» **Rows from a dataset of charts and code**:

++++++

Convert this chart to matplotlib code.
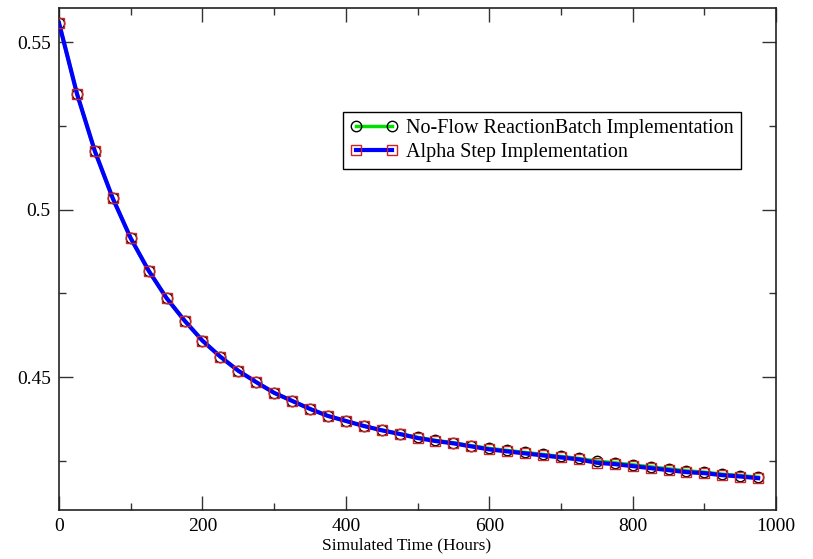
import matplotlib
matplotlib.use("Agg")
import matplotlib.pyplot as plt
import numpy as np

# Simulated time (hours), sampled every 25 h
hours = np.arange(0, 1000, 25)

# No-Flow ReactionBatch implementation
reaction_batch = [
    0.5558, 0.5347, 0.5175, 0.5034, 0.4915, 0.4818, 0.4736, 0.4669,
    0.4609, 0.4561, 0.4519, 0.4485, 0.4453, 0.4429, 0.4405, 0.4384,
    0.4369, 0.4354, 0.4342, 0.4331, 0.4320, 0.4311, 0.4304, 0.4295,
    0.4287, 0.4281, 0.4275, 0.4269, 0.4263, 0.4257, 0.4249, 0.4244,
    0.4238, 0.4232, 0.4226, 0.4220, 0.4216, 0.4210, 0.4206, 0.4201,
]

# Alpha step implementation
alpha_step = [
    0.5558, 0.5347, 0.5175, 0.5034, 0.4915, 0.4818, 0.4736, 0.4669,
    0.4609, 0.4561, 0.4519, 0.4485, 0.4453, 0.4429, 0.4405, 0.4384,
    0.4369, 0.4354, 0.4341, 0.4330, 0.4318, 0.4309, 0.4302, 0.4293,
    0.4284, 0.4278, 0.4272, 0.4266, 0.4260, 0.4254, 0.4244, 0.4240,
    0.4234, 0.4228, 0.4222, 0.4216, 0.4213, 0.4207, 0.4203, 0.4198,
]

plt.rcParams["font.family"] = ["Liberation Serif", "DejaVu Serif"]

fig = plt.figure(figsize=(8.13, 5.59), dpi=100)
ax = fig.add_axes([0.0726, 0.0877, 0.882, 0.898])

ax.plot(hours, reaction_batch, color="#00e000", linewidth=2.5,
        marker="o", markersize=7.5, markerfacecolor="none",
        markeredgecolor="black", markeredgewidth=1.0,
        label="No-Flow ReactionBatch Implementation", zorder=2)
ax.plot(hours, alpha_step, color="#0000ff", linewidth=3.0,
        marker="s", markersize=7, markerfacecolor="none",
        markeredgecolor="#cc2222", markeredgewidth=1.0,
        label="Alpha Step Implementation", zorder=3)

ax.set_xlim(0, 1000)
ax.set_ylim(0.4103, 0.5603)
ax.set_xticks(np.arange(0, 1001, 200))
ax.set_xticks(np.arange(100, 1000, 200), minor=True)
ax.set_yticks([0.45, 0.5, 0.55])
ax.set_yticklabels(["0.45", "0.5", "0.55"])
ax.set_yticks([0.425, 0.475, 0.525], minor=True)

ax.tick_params(which="both", direction="in", top=True, right=True,
               labelsize=14, width=1.0, color="#333333")
ax.tick_params(which="major", length=10, pad=6)
ax.tick_params(which="minor", length=5)
for spine in ax.spines.values():
    spine.set_linewidth(1.2)
    spine.set_color("#222222")

ax.set_xlabel("Simulated Time (Hours)", fontsize=12.5, labelpad=4)
ax.xaxis.set_label_coords(0.485, -0.055)

leg = ax.legend(loc="upper left", bbox_to_anchor=(0.396, 0.793),
                fontsize=14.5, numpoints=2, handlelength=2.4,
                fancybox=False, framealpha=1, edgecolor="black",
                borderaxespad=0, borderpad=0.35, labelspacing=0.25,
                handletextpad=0.4)
leg.get_frame().set_linewidth(1.0)

fig.savefig("out.png", dpi=100)
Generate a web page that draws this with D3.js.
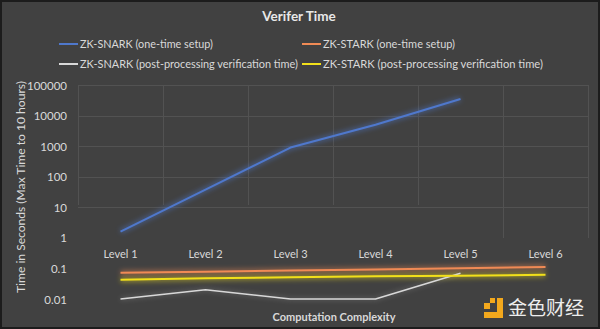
<!DOCTYPE html>
<html><head><meta charset="utf-8">
<script src="https://cdn.jsdelivr.net/npm/d3@7"></script>
<style>body{margin:0;background:#414141;}svg{display:block;}</style>
</head><body>
<script>
const levels = ["Level 1","Level 2","Level 3","Level 4","Level 5","Level 6"];
const snarkSetup = [1.6, 38, 900, 5000, 35000, null];
const starkSetup = [0.072, 0.078, 0.085, 0.093, 0.102, 0.112];
const snarkVerify = [0.01, 0.02, 0.01, 0.01, 0.07, null];
const starkVerify = [0.043, 0.048, 0.051, 0.055, 0.058, 0.062];
const yTicks = [0.01, 0.1, 1, 10, 100, 1000, 10000, 100000];
const seriesNames = ["ZK-SNARK (one-time setup)","ZK-STARK (one-time setup)","ZK-SNARK (post-processing verification time)","ZK-STARK (post-processing verification time)"];
const seriesColors = ["#4f78cc","#f08a55","#d8d8d8","#f2e01a"];
const seriesData = [snarkSetup, starkSetup, snarkVerify, starkVerify];

const W = 600, H = 329;
const svg = d3.select("body").append("svg").attr("width", W).attr("height", H);
const font = "Lato, 'Open Sans', sans-serif";
svg.append("rect").attr("x",1).attr("y",1).attr("width",W-2).attr("height",H-2)
  .attr("fill","#414141").attr("stroke","#1c1c1c").attr("stroke-width",2);

const defs = svg.append("defs");
const glow = defs.append("filter").attr("id","glow").attr("x","-10%").attr("y","-200%").attr("width","120%").attr("height","500%");
glow.append("feGaussianBlur").attr("stdDeviation",2.5);

const x = d3.scaleBand().domain(levels).range([78, 588]);
const y = d3.scaleLog().domain([0.01, 100000]).range([299, 85]);

// gridlines
const grid = svg.append("g").attr("stroke","#5a5a5a").attr("stroke-width",1).attr("opacity",0.7);
grid.selectAll("line.h").data(yTicks.filter(t => t >= 10)).join("line")
  .attr("x1",78).attr("x2",588).attr("y1",d=>Math.round(y(d))+0.5).attr("y2",d=>Math.round(y(d))+0.5);
const bounds = levels.map(l => x(l)).concat([x(levels[levels.length-1]) + x.bandwidth()]);
grid.selectAll("line.v").data(bounds).join("line")
  .attr("x1",d=>Math.round(d)+0.5).attr("x2",d=>Math.round(d)+0.5).attr("y1",85).attr("y2",d=> d>500 ? 238 : 205);

// y axis labels
const yAxis = d3.axisLeft(y).tickValues(yTicks).tickFormat(d => String(d)).tickSize(0).tickPadding(0);
const yg = svg.append("g").attr("transform","translate(67,0)").call(yAxis);
yg.select(".domain").remove();
yg.selectAll("text").attr("fill","#d9d9d9").attr("font-family",font).attr("font-size",11.5).attr("dy","0.35em");

// x axis labels at y=1
const xAxis = d3.axisBottom(x).tickSize(0).tickPadding(0);
const xg = svg.append("g").attr("transform",`translate(0,${y(1)})`).call(xAxis);
xg.select(".domain").remove();
xg.selectAll("text").attr("fill","#d9d9d9").attr("font-family",font).attr("font-size",11).attr("dy","0").attr("y",20);

// lines
const line = d3.line().defined(d => d != null).x((d,i) => x(levels[i]) + x.bandwidth()/2).y(d => y(d));
const order = [2, 3, 1, 0];
order.forEach(i => {
  svg.append("path").datum(seriesData[i]).attr("d", line).attr("fill","none")
    .attr("stroke", seriesColors[i]).attr("stroke-width", i===2 ? 3 : 5).attr("opacity", i===2 ? 0.2 : 0.45).attr("filter","url(#glow)");
});
order.forEach(i => {
  svg.append("path").datum(seriesData[i]).attr("d", line).attr("fill","none")
    .attr("stroke", seriesColors[i]).attr("stroke-width", i===2 ? 1.6 : 2).attr("stroke-linejoin","round");
});

// title
svg.append("text").attr("x",299).attr("y",21).attr("text-anchor","middle").attr("fill","#e8e8e8")
  .attr("font-family",font).attr("font-weight","bold").attr("font-size",13.5).text("Verifer Time");

// legend
const legPos = [[59,44],[302,44],[59,64],[302,64]];
const legWidths = [133, 132, 218, 220];
seriesNames.forEach((n,i) => {
  const [lx, ly] = legPos[i];
  svg.append("line").attr("x1",lx).attr("x2",lx+19).attr("y1",ly).attr("y2",ly).attr("stroke",seriesColors[i]).attr("stroke-width",2);
  svg.append("text").attr("x",lx+21).attr("y",ly).attr("dy","0.35em").attr("fill","#d9d9d9")
    .attr("font-family",font).attr("font-size",11.5)
    .attr("textLength", legWidths[i]).attr("lengthAdjust","spacingAndGlyphs").text(n);
});

// axis titles
svg.append("text").attr("transform","translate(25,187) rotate(-90)").attr("text-anchor","middle").attr("fill","#d9d9d9")
  .attr("font-family",font).attr("font-size",11.5).attr("textLength",212).attr("lengthAdjust","spacingAndGlyphs")
  .text("Time in Seconds (Max Time to 10 hours)");
svg.append("text").attr("x",334).attr("y",321).attr("text-anchor","middle").attr("fill","#d9d9d9")
  .attr("font-family",font).attr("font-weight","bold").attr("font-size",11).text("Computation Complexity");

// watermark
const wm = svg.append("g").attr("fill","#f2a81d");
wm.append("rect").attr("x",484).attr("y",303).attr("width",6).attr("height",6);
wm.append("rect").attr("x",490).attr("y",298).attr("width",5).attr("height",5);
wm.append("rect").attr("x",497).attr("y",298).attr("width",6).attr("height",20);
wm.append("rect").attr("x",484).attr("y",312).attr("width",19).attr("height",6);
svg.append("text").attr("x",508).attr("y",315).attr("fill","#eeeeee").attr("font-family","'Noto Sans CJK SC'")
  .attr("font-size",19).text("金色财经");
</script>
</body></html>
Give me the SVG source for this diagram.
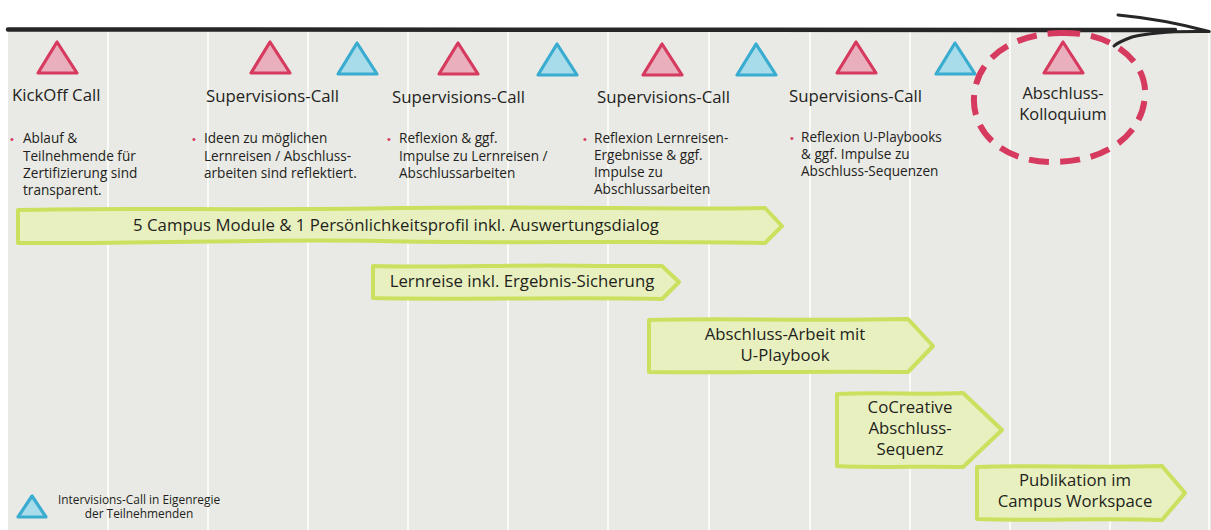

++++++

» **EXERCISE BRIEF**:
Repeat only the lines between the start of the data and the line with "hours = np.arange(0, 1000, 25)", including those two lines, and skip the pictures.

» **COMPLETE OUTPUT**:
Convert this chart to matplotlib code.
import matplotlib
matplotlib.use("Agg")
import matplotlib.pyplot as plt
import numpy as np

# Simulated time (hours), sampled every 25 h
hours = np.arange(0, 1000, 25)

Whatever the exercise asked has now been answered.